What to do: Print the lines starting at the line containing "Clone this chart in D3.js." and ending at the line containing "var goldStep = 0.0357;", exactly and in full, without the pictures.

═══

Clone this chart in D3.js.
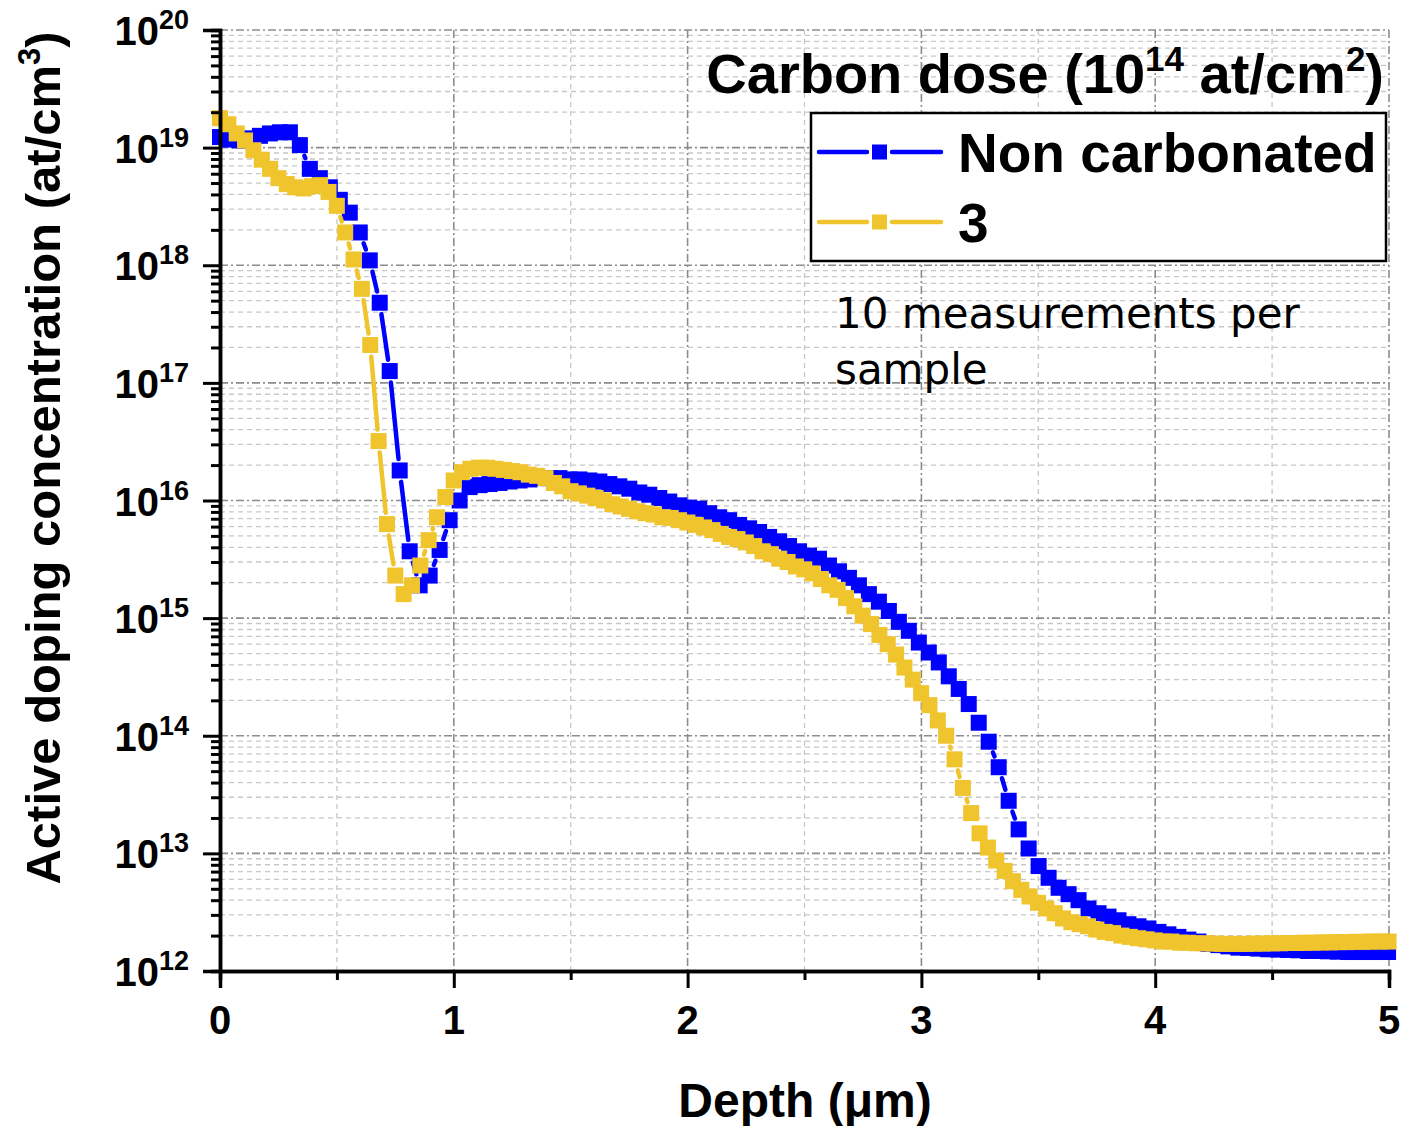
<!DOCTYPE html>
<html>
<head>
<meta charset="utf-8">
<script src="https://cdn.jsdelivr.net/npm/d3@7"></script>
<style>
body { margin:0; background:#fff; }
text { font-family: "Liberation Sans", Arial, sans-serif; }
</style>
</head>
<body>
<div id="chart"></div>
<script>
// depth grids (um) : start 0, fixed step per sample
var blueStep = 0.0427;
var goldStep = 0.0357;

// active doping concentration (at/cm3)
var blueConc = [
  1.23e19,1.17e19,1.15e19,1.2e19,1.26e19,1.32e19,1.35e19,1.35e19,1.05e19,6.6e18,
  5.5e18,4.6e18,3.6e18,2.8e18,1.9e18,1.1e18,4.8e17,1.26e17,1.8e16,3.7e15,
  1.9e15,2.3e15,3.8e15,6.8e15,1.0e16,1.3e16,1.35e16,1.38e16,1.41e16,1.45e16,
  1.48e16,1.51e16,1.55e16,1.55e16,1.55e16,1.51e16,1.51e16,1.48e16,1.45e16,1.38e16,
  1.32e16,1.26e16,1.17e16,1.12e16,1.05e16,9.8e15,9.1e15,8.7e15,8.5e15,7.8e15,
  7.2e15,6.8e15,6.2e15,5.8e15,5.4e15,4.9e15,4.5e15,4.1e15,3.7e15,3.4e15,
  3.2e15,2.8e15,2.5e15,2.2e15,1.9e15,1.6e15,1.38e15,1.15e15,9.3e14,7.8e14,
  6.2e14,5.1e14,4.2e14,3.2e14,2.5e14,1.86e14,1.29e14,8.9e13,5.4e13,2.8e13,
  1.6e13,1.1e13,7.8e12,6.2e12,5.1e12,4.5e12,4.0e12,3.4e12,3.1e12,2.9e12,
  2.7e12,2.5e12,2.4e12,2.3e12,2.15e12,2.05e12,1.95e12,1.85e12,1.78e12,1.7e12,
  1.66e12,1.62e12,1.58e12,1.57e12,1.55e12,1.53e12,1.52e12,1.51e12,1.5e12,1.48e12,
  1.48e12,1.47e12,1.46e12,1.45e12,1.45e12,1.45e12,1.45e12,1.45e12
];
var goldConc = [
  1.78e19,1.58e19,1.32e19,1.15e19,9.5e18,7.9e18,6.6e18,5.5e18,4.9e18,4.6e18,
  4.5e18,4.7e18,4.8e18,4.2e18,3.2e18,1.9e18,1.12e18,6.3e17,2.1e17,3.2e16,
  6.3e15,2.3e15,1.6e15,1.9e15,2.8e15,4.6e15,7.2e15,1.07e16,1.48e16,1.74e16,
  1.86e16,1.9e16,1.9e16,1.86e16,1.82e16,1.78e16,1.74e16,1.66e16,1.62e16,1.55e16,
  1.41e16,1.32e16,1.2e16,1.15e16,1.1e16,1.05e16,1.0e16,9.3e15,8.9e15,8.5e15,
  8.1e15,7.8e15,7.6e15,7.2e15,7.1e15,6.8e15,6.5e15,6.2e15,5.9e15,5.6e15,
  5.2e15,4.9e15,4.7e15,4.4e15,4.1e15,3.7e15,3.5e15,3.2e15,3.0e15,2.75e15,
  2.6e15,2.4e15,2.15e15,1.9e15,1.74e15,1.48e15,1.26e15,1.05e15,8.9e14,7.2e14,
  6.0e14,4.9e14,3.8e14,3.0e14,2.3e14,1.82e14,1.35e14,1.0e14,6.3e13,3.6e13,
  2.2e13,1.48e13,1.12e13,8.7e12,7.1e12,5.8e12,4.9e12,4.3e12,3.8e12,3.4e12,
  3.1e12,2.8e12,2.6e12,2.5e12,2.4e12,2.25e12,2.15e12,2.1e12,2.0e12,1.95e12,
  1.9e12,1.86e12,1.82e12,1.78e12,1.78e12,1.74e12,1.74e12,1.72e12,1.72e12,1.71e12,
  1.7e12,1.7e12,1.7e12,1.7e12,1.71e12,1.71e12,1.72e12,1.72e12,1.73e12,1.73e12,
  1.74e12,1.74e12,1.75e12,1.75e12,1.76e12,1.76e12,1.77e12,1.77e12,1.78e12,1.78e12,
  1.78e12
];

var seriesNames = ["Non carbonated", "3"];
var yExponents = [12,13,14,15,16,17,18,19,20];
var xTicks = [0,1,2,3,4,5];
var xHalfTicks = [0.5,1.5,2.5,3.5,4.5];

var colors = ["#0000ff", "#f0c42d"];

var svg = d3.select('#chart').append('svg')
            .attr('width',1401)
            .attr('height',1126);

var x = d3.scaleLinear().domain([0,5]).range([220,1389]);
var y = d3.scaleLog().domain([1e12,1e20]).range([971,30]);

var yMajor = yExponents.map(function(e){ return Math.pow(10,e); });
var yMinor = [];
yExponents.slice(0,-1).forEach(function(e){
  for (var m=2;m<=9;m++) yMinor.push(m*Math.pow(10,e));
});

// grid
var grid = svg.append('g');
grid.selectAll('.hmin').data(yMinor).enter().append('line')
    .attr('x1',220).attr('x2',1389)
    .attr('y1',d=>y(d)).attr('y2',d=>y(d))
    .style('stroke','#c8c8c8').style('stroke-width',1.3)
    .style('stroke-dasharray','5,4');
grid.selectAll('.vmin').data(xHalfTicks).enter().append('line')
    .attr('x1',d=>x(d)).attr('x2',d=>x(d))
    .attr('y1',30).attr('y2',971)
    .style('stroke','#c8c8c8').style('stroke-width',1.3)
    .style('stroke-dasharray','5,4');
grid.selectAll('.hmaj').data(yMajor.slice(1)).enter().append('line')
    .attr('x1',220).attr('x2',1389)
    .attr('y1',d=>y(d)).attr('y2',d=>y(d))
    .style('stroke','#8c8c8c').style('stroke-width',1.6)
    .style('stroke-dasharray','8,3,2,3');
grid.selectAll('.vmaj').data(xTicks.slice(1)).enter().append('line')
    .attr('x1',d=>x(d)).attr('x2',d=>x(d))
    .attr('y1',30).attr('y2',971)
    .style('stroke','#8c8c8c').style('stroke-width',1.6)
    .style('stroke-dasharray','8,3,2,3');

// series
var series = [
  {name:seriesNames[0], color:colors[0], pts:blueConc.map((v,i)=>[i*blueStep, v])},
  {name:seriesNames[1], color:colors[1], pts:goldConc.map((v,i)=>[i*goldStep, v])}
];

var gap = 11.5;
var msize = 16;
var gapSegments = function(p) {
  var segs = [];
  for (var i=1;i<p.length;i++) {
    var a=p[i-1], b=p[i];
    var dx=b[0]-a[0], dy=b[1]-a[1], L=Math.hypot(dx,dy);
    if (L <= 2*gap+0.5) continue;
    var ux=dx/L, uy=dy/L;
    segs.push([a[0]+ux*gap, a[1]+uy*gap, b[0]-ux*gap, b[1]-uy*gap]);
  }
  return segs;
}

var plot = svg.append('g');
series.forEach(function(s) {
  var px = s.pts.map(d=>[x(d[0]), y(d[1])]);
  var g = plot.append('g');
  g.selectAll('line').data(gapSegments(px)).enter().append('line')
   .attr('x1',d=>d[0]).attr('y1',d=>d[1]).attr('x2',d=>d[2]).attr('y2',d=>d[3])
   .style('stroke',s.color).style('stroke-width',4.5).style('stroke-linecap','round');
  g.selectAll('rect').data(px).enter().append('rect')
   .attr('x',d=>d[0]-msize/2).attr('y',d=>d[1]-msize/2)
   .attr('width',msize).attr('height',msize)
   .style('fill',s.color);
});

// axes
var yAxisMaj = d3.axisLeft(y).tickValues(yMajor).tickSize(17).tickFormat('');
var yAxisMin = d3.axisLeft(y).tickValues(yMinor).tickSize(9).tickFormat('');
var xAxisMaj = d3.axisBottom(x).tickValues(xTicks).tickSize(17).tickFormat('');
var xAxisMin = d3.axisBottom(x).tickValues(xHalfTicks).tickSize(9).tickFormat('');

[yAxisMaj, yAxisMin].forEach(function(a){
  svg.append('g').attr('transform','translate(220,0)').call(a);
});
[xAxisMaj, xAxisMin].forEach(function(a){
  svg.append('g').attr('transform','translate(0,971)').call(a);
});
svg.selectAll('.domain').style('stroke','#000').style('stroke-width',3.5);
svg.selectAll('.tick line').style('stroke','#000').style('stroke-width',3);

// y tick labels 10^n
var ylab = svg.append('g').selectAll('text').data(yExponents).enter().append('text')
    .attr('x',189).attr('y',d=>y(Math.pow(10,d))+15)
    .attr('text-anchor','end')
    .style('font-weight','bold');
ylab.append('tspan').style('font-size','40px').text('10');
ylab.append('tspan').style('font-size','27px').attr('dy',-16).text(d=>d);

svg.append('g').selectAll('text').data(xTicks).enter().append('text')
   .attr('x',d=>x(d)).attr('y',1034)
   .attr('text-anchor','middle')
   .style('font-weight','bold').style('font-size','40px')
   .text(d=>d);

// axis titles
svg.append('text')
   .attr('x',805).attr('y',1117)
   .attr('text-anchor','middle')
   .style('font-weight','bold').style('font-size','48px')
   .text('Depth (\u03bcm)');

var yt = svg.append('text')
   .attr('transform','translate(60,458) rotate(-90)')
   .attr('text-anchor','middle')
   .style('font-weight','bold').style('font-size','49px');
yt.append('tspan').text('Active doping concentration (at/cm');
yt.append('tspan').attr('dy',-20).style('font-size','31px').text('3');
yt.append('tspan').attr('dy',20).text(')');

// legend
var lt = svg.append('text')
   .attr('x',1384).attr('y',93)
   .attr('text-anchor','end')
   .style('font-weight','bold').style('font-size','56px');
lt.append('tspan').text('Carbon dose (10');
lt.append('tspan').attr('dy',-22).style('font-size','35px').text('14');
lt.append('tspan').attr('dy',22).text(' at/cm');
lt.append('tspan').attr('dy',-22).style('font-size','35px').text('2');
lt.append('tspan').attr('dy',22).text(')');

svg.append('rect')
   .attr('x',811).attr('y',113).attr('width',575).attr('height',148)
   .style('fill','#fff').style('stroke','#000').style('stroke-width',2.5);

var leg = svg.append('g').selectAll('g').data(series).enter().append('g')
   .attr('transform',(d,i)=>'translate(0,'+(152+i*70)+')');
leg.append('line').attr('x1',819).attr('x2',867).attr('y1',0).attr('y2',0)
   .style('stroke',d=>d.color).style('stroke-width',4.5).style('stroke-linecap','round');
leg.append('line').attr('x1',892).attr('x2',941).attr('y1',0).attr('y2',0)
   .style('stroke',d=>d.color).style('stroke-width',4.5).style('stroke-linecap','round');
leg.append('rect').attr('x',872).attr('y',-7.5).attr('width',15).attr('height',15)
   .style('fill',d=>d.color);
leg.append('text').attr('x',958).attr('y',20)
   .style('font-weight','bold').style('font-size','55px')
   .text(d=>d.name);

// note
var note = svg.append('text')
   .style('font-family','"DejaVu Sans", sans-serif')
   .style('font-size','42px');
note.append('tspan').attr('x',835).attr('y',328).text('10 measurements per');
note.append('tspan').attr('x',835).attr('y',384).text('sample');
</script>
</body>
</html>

═══

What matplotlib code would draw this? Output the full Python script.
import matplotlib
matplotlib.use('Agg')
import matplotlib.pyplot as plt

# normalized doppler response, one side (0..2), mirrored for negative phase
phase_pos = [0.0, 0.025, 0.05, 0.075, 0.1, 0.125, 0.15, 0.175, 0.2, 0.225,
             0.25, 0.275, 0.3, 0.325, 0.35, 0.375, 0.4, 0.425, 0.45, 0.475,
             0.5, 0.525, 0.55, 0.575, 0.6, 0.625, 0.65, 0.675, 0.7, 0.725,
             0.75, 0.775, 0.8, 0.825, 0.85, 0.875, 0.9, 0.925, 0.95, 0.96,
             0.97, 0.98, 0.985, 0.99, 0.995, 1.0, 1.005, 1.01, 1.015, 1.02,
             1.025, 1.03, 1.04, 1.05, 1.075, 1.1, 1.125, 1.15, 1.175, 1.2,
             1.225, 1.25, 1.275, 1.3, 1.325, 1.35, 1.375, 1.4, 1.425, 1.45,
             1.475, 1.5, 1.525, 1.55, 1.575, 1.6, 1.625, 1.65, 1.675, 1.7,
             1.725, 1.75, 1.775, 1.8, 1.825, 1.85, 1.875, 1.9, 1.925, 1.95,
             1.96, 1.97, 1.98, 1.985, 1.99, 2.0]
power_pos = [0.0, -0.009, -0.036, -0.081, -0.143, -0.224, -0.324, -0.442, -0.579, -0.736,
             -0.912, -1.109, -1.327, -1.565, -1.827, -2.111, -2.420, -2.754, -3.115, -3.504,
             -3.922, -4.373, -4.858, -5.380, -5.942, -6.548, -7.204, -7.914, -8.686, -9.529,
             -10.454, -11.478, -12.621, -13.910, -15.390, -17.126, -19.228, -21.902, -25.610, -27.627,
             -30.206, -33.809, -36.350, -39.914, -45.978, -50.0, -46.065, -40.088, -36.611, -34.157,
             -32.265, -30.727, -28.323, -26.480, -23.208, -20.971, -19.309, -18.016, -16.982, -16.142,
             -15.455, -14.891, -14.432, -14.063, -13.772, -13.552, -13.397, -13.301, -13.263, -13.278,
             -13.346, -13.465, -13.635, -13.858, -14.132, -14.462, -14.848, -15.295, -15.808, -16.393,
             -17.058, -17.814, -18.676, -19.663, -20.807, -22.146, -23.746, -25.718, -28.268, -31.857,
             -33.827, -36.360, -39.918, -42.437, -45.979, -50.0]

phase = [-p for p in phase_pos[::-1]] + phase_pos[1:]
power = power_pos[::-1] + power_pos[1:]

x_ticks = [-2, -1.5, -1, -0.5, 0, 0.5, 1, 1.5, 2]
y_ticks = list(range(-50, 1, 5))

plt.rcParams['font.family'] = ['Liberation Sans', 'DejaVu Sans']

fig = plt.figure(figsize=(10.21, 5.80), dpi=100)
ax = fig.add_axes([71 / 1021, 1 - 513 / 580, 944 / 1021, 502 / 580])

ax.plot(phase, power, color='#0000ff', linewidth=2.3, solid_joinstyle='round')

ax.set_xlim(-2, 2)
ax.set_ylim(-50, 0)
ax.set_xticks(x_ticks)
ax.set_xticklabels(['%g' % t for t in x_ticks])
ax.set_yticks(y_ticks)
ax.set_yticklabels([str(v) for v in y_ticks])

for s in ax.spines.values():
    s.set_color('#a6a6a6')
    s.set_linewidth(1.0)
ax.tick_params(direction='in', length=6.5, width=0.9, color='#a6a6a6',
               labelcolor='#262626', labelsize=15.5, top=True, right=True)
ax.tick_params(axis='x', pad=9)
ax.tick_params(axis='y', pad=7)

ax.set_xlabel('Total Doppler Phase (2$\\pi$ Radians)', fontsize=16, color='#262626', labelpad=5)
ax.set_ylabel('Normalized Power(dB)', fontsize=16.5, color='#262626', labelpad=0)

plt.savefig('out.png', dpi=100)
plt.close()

═══

Solution for this problem:
Clone this chart in D3.js.
<!DOCTYPE html>
<html>
<head>
<meta charset="utf-8">
<script src="https://cdn.jsdelivr.net/npm/d3@7"></script>
<style>
body { margin:0; background:#fff; }
text { font-family: "Liberation Sans", Arial, sans-serif; }
</style>
</head>
<body>
<div id="chart"></div>
<script>
// depth grids (um) : start 0, fixed step per sample
var blueStep = 0.0427;
var goldStep = 0.0357;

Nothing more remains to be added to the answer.